STATED TASK: Restate each line of the listing exactly, without carrying over any pictures.

◇ ◇ ◇

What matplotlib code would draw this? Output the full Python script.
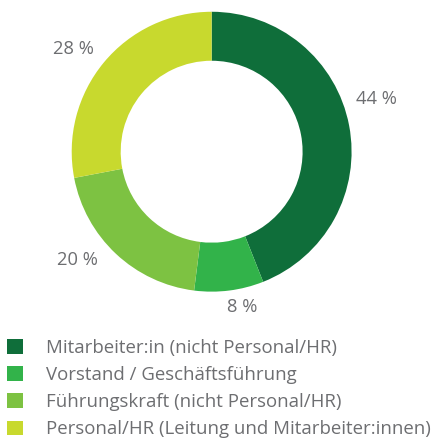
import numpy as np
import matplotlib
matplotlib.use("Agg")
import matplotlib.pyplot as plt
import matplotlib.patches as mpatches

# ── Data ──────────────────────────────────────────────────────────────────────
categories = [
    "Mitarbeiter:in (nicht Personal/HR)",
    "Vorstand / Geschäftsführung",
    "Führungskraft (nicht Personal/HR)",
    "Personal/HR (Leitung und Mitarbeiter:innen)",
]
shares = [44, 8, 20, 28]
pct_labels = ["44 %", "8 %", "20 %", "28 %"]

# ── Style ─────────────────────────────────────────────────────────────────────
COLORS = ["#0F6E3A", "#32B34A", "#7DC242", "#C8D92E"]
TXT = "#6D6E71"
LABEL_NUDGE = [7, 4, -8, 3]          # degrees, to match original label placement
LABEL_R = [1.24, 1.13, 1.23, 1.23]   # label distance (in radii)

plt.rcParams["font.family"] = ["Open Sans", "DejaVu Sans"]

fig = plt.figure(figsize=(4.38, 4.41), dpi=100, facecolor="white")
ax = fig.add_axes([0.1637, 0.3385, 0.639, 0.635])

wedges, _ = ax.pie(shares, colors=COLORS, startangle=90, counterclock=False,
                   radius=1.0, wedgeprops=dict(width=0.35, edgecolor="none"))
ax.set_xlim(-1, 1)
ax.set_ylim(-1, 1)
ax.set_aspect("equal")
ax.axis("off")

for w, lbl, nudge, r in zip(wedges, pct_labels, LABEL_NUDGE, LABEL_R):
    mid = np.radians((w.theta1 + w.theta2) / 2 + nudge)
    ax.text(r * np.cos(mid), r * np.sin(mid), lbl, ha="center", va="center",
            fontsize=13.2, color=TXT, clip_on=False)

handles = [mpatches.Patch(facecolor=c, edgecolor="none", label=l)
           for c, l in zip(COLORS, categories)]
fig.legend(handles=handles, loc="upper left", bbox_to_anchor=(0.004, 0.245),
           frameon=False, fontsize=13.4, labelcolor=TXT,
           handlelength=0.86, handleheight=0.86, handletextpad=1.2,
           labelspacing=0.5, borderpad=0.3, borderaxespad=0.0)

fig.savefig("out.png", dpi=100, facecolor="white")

◇ ◇ ◇

THE RESULT:
What matplotlib code would draw this? Output the full Python script.
import numpy as np
import matplotlib
matplotlib.use("Agg")
import matplotlib.pyplot as plt
import matplotlib.patches as mpatches

# ── Data ──────────────────────────────────────────────────────────────────────
categories = [
    "Mitarbeiter:in (nicht Personal/HR)",
    "Vorstand / Geschäftsführung",
    "Führungskraft (nicht Personal/HR)",
    "Personal/HR (Leitung und Mitarbeiter:innen)",
]
shares = [44, 8, 20, 28]
pct_labels = ["44 %", "8 %", "20 %", "28 %"]

# ── Style ─────────────────────────────────────────────────────────────────────
COLORS = ["#0F6E3A", "#32B34A", "#7DC242", "#C8D92E"]
TXT = "#6D6E71"
LABEL_NUDGE = [7, 4, -8, 3]          # degrees, to match original label placement
LABEL_R = [1.24, 1.13, 1.23, 1.23]   # label distance (in radii)

plt.rcParams["font.family"] = ["Open Sans", "DejaVu Sans"]

fig = plt.figure(figsize=(4.38, 4.41), dpi=100, facecolor="white")
ax = fig.add_axes([0.1637, 0.3385, 0.639, 0.635])

wedges, _ = ax.pie(shares, colors=COLORS, startangle=90, counterclock=False,
                   radius=1.0, wedgeprops=dict(width=0.35, edgecolor="none"))
ax.set_xlim(-1, 1)
ax.set_ylim(-1, 1)
ax.set_aspect("equal")
ax.axis("off")

for w, lbl, nudge, r in zip(wedges, pct_labels, LABEL_NUDGE, LABEL_R):
    mid = np.radians((w.theta1 + w.theta2) / 2 + nudge)
    ax.text(r * np.cos(mid), r * np.sin(mid), lbl, ha="center", va="center",
            fontsize=13.2, color=TXT, clip_on=False)

handles = [mpatches.Patch(facecolor=c, edgecolor="none", label=l)
           for c, l in zip(COLORS, categories)]
fig.legend(handles=handles, loc="upper left", bbox_to_anchor=(0.004, 0.245),
           frameon=False, fontsize=13.4, labelcolor=TXT,
           handlelength=0.86, handleheight=0.86, handletextpad=1.2,
           labelspacing=0.5, borderpad=0.3, borderaxespad=0.0)

fig.savefig("out.png", dpi=100, facecolor="white")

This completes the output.